[Begin MATERIAL SUPPLIED]

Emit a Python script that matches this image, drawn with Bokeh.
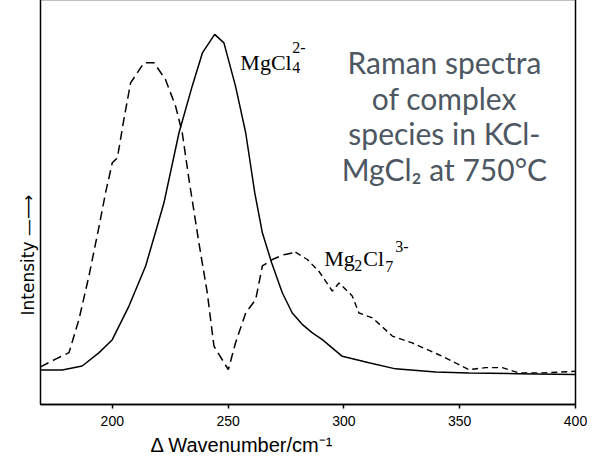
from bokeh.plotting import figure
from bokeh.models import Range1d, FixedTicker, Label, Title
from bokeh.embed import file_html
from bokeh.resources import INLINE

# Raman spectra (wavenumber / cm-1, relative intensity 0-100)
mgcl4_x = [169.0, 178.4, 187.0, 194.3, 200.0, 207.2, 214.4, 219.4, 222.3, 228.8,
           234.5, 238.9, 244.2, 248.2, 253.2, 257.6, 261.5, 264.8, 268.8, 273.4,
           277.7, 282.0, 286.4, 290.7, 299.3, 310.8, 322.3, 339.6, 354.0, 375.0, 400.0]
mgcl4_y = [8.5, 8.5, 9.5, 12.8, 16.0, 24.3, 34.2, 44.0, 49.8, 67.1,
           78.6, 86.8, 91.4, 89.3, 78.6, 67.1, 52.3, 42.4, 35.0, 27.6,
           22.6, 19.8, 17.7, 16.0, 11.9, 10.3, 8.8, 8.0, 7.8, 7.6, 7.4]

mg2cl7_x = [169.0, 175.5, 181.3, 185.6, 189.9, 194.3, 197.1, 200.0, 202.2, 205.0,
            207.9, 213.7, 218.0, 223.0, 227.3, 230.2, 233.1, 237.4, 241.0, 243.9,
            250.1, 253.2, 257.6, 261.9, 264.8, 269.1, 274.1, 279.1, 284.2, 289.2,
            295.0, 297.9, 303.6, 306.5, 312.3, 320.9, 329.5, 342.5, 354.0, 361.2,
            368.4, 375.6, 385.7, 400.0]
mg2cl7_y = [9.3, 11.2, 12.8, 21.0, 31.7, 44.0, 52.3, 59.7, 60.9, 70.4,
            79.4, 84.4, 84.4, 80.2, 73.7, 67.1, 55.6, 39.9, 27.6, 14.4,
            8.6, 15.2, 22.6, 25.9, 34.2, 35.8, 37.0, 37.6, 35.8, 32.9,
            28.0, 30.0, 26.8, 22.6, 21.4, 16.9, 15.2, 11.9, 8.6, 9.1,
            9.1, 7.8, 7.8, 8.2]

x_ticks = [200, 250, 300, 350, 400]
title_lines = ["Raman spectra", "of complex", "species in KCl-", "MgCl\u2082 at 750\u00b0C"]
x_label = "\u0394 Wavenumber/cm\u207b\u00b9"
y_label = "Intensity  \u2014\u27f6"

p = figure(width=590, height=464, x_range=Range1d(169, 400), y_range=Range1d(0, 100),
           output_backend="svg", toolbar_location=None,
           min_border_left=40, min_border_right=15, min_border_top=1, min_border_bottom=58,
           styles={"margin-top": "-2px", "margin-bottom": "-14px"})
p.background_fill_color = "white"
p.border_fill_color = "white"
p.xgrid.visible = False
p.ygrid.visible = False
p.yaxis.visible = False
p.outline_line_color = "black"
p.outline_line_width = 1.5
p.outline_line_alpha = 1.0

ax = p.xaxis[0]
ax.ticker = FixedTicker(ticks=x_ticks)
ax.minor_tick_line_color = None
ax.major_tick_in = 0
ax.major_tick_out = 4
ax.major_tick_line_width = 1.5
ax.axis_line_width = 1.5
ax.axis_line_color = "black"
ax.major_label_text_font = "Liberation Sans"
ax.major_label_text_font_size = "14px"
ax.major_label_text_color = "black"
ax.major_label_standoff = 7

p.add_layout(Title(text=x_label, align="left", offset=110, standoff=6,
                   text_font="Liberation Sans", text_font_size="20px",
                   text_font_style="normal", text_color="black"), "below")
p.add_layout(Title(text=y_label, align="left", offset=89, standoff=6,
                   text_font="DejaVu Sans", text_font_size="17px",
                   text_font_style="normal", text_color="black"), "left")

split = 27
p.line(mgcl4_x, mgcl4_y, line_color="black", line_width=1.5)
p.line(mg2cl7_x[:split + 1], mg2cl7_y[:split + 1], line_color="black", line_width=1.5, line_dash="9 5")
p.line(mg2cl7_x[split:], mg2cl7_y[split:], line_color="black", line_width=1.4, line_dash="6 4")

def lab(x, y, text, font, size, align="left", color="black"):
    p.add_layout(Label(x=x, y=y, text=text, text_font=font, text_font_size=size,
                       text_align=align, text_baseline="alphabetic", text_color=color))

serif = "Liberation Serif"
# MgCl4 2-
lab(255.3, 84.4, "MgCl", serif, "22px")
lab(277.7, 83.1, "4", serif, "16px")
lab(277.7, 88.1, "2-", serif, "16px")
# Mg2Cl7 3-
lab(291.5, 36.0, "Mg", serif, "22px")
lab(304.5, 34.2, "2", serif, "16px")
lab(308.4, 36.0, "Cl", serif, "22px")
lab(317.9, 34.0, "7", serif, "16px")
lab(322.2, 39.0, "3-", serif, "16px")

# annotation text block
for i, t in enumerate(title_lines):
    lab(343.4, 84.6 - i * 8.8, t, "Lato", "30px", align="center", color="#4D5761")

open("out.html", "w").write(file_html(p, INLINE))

[End MATERIAL SUPPLIED]
[Begin MATERIAL SUPPLIED]

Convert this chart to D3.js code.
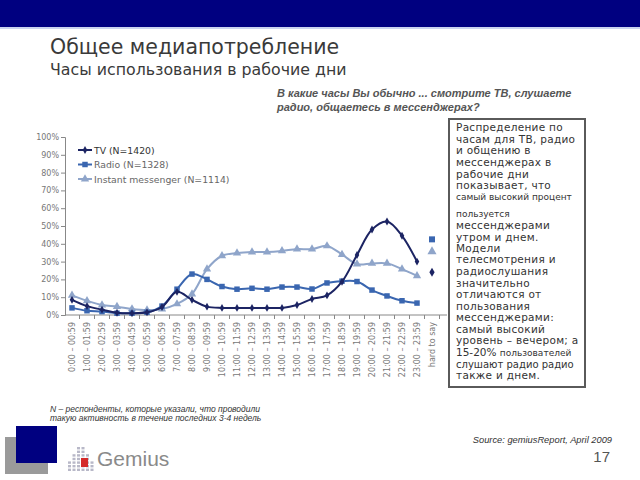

[End MATERIAL SUPPLIED]

- WHAT TO PRODUCE:
All lines above starting at the one with "Emit a Python" and ending at the one with "from bokeh.resources import INLINE", inclusive, are to be printed again exactly, with the pictures left out.

- OUTPUT:
Emit a Python script that matches this image, drawn with Bokeh.
from bokeh.plotting import figure
from bokeh.models import Range1d, FixedTicker, Label, Title
from bokeh.embed import file_html
from bokeh.resources import INLINE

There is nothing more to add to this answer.